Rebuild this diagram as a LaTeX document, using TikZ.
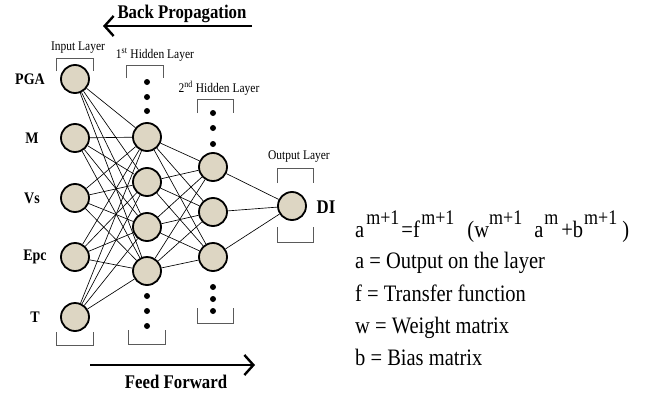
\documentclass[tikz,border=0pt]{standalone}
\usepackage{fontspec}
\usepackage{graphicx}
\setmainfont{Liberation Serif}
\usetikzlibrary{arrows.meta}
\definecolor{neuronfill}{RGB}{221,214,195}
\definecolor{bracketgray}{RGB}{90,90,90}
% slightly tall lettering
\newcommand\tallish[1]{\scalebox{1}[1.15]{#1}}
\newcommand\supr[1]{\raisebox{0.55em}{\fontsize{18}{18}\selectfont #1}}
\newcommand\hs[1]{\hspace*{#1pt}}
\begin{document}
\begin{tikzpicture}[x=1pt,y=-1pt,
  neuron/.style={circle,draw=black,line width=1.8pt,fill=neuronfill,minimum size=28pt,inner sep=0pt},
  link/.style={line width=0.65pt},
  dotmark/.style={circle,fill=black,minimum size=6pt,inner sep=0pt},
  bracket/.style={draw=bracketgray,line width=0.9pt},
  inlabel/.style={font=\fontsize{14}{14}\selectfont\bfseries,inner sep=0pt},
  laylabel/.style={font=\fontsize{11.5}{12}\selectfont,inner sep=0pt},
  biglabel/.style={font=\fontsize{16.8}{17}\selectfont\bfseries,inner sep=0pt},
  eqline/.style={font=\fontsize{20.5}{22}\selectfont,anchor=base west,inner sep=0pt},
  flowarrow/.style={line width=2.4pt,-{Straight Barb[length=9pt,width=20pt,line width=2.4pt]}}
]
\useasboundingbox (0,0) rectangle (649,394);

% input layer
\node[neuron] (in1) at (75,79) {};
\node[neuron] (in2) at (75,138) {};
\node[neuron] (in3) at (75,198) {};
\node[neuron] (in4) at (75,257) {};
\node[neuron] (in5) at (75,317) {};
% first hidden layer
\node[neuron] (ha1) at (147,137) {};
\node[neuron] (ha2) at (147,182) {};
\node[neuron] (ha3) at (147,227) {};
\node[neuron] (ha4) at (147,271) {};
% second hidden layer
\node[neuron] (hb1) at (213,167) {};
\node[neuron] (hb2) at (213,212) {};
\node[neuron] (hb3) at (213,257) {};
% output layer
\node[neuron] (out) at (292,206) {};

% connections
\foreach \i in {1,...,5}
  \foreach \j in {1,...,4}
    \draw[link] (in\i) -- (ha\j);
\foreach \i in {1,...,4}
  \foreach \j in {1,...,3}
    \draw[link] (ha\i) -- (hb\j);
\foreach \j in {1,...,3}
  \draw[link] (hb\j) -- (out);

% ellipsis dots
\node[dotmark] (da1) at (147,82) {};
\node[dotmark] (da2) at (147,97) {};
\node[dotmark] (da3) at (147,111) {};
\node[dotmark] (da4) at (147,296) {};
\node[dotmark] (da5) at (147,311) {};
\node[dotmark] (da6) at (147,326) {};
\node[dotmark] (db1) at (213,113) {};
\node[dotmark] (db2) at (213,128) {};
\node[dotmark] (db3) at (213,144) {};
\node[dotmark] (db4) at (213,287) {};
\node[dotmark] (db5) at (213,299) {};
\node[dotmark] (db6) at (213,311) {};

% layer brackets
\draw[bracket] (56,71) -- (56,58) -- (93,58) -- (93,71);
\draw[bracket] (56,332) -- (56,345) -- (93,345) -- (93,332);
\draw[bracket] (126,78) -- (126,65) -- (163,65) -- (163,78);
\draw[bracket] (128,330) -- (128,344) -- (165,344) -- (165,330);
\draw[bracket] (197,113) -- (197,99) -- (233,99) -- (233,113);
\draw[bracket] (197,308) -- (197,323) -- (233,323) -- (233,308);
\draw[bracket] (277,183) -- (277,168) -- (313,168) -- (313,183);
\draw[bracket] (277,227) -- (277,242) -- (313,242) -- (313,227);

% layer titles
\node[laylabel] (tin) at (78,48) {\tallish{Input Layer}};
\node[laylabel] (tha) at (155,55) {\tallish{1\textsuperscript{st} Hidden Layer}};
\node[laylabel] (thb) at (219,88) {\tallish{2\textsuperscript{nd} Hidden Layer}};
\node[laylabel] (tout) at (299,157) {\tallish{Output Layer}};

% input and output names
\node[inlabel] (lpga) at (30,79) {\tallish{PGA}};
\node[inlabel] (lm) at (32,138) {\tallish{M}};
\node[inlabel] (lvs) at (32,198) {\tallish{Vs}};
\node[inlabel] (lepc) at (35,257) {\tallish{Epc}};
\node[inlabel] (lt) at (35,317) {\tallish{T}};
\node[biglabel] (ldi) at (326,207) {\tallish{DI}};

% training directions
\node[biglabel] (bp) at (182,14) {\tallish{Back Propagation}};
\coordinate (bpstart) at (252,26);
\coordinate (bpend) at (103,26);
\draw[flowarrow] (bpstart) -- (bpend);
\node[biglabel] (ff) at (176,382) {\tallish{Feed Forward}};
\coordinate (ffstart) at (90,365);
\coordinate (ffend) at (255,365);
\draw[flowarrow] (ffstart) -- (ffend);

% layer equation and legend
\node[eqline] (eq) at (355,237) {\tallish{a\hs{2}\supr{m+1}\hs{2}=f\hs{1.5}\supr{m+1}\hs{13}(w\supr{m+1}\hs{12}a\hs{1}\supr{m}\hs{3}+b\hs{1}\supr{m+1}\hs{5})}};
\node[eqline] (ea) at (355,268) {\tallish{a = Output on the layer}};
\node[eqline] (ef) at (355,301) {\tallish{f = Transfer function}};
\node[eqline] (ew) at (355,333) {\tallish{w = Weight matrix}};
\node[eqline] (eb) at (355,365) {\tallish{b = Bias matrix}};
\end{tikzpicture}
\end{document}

————————

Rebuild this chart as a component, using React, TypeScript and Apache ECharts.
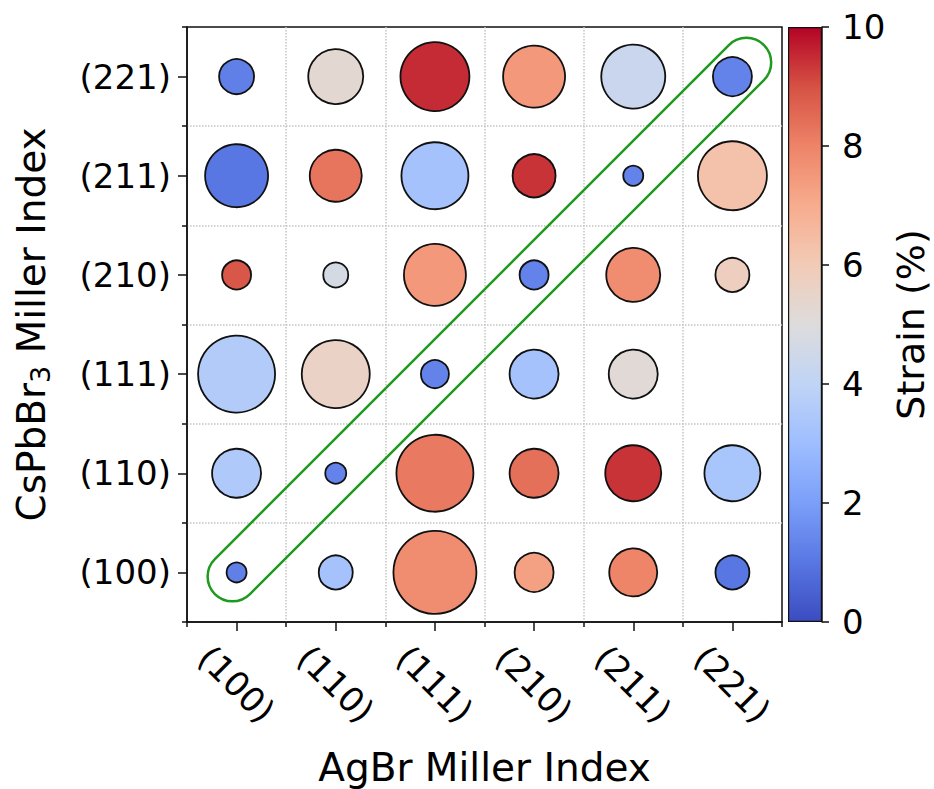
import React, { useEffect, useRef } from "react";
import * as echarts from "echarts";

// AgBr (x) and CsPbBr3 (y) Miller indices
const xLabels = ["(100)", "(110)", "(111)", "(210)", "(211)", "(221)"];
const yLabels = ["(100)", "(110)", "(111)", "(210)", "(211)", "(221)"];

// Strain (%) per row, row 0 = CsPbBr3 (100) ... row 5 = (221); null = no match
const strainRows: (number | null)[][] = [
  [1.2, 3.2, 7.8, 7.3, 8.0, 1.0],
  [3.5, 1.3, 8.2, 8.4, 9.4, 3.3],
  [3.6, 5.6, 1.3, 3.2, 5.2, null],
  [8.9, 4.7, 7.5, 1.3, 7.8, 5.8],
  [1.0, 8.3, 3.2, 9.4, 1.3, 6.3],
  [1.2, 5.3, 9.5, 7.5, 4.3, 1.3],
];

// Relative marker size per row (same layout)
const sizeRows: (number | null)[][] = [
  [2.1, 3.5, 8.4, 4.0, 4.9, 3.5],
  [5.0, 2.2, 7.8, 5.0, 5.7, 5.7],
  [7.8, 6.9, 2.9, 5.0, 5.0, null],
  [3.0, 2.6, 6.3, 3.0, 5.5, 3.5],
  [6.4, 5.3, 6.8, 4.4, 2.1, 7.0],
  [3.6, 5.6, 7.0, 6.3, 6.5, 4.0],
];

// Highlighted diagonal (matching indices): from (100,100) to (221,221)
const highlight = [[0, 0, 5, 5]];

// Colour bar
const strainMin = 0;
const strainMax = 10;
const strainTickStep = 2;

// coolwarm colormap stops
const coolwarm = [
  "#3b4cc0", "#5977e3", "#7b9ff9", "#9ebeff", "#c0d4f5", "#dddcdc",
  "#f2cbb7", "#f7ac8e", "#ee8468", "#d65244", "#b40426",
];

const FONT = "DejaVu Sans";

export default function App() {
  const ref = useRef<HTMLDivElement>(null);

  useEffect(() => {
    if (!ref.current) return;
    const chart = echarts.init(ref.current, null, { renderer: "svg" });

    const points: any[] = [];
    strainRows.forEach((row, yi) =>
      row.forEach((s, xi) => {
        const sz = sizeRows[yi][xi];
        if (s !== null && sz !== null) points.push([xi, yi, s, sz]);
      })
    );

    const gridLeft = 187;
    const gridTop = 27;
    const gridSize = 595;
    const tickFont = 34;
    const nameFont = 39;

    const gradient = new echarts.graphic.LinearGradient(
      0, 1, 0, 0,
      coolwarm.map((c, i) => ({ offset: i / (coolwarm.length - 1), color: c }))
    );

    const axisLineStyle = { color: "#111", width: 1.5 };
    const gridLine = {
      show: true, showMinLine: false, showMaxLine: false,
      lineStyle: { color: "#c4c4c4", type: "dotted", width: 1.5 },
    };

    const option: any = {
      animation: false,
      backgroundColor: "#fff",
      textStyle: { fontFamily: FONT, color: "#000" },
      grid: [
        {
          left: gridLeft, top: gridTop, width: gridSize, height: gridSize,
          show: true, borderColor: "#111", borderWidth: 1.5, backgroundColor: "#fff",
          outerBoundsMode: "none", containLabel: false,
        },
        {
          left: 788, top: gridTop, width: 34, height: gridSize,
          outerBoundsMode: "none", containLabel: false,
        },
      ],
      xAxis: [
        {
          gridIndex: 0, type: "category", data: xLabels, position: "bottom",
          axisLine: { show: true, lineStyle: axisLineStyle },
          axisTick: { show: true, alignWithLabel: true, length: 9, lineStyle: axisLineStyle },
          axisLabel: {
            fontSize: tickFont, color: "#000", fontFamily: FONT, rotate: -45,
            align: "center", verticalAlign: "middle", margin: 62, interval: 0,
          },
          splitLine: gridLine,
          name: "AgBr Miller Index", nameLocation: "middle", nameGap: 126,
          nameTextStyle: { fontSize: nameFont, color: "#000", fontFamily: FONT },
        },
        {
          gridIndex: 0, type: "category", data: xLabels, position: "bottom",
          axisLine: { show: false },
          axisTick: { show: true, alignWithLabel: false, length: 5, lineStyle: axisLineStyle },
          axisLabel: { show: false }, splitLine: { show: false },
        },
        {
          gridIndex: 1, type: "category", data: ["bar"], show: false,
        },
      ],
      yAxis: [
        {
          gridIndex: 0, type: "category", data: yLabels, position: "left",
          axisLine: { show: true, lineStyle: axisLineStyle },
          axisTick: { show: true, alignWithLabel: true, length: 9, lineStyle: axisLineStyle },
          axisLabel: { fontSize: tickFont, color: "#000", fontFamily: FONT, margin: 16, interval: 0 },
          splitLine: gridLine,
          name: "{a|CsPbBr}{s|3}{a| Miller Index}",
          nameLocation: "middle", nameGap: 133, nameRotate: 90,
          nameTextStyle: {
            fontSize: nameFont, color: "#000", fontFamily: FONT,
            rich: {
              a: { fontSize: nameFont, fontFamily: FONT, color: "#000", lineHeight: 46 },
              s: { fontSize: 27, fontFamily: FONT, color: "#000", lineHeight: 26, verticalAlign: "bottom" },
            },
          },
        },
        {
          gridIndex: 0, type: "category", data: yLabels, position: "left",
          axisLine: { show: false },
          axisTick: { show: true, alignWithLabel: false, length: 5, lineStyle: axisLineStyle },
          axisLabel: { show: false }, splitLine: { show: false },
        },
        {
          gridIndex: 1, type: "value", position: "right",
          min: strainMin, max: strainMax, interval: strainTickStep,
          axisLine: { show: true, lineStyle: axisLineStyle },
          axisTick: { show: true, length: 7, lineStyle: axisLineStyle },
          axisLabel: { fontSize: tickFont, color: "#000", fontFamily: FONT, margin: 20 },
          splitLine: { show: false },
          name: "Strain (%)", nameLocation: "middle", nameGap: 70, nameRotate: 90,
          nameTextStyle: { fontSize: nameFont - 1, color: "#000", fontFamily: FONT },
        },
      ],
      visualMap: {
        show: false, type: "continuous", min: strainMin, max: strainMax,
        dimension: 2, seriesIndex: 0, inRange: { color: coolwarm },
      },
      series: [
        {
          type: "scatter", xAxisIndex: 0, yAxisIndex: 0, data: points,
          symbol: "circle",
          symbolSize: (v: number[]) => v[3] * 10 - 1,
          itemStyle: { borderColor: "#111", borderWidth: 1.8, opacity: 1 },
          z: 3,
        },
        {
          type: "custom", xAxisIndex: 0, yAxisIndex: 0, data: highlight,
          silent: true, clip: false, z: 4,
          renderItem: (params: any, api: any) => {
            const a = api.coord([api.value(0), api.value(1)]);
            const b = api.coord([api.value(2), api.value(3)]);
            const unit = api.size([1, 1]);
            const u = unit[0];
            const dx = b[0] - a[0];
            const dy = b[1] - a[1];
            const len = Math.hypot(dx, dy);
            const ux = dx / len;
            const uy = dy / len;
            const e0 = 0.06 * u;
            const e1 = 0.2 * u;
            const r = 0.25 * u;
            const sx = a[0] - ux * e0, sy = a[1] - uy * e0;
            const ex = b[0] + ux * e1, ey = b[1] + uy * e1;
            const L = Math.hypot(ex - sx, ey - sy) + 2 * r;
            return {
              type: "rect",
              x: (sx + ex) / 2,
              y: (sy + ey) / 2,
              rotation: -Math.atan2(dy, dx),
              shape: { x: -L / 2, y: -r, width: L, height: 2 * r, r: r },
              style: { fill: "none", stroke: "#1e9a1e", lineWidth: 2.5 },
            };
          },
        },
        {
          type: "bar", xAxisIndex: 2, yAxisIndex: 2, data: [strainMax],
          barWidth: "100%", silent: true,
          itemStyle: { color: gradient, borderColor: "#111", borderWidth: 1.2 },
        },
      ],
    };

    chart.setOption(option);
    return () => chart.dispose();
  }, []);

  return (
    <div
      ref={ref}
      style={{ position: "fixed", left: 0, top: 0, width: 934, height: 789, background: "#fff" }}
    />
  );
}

————————

= EXERCISE TASK =
Copy out exactly the material that runs from the line with "Rebuild this chart" to the line with "const nameFont = 39;", ends included, and leave the pictures behind.

= ANSWER TO THE EXERCISE =
Rebuild this chart as a component, using React, TypeScript and Apache ECharts.
import React, { useEffect, useRef } from "react";
import * as echarts from "echarts";

// AgBr (x) and CsPbBr3 (y) Miller indices
const xLabels = ["(100)", "(110)", "(111)", "(210)", "(211)", "(221)"];
const yLabels = ["(100)", "(110)", "(111)", "(210)", "(211)", "(221)"];

// Strain (%) per row, row 0 = CsPbBr3 (100) ... row 5 = (221); null = no match
const strainRows: (number | null)[][] = [
  [1.2, 3.2, 7.8, 7.3, 8.0, 1.0],
  [3.5, 1.3, 8.2, 8.4, 9.4, 3.3],
  [3.6, 5.6, 1.3, 3.2, 5.2, null],
  [8.9, 4.7, 7.5, 1.3, 7.8, 5.8],
  [1.0, 8.3, 3.2, 9.4, 1.3, 6.3],
  [1.2, 5.3, 9.5, 7.5, 4.3, 1.3],
];

// Relative marker size per row (same layout)
const sizeRows: (number | null)[][] = [
  [2.1, 3.5, 8.4, 4.0, 4.9, 3.5],
  [5.0, 2.2, 7.8, 5.0, 5.7, 5.7],
  [7.8, 6.9, 2.9, 5.0, 5.0, null],
  [3.0, 2.6, 6.3, 3.0, 5.5, 3.5],
  [6.4, 5.3, 6.8, 4.4, 2.1, 7.0],
  [3.6, 5.6, 7.0, 6.3, 6.5, 4.0],
];

// Highlighted diagonal (matching indices): from (100,100) to (221,221)
const highlight = [[0, 0, 5, 5]];

// Colour bar
const strainMin = 0;
const strainMax = 10;
const strainTickStep = 2;

// coolwarm colormap stops
const coolwarm = [
  "#3b4cc0", "#5977e3", "#7b9ff9", "#9ebeff", "#c0d4f5", "#dddcdc",
  "#f2cbb7", "#f7ac8e", "#ee8468", "#d65244", "#b40426",
];

const FONT = "DejaVu Sans";

export default function App() {
  const ref = useRef<HTMLDivElement>(null);

  useEffect(() => {
    if (!ref.current) return;
    const chart = echarts.init(ref.current, null, { renderer: "svg" });

    const points: any[] = [];
    strainRows.forEach((row, yi) =>
      row.forEach((s, xi) => {
        const sz = sizeRows[yi][xi];
        if (s !== null && sz !== null) points.push([xi, yi, s, sz]);
      })
    );

    const gridLeft = 187;
    const gridTop = 27;
    const gridSize = 595;
    const tickFont = 34;
    const nameFont = 39;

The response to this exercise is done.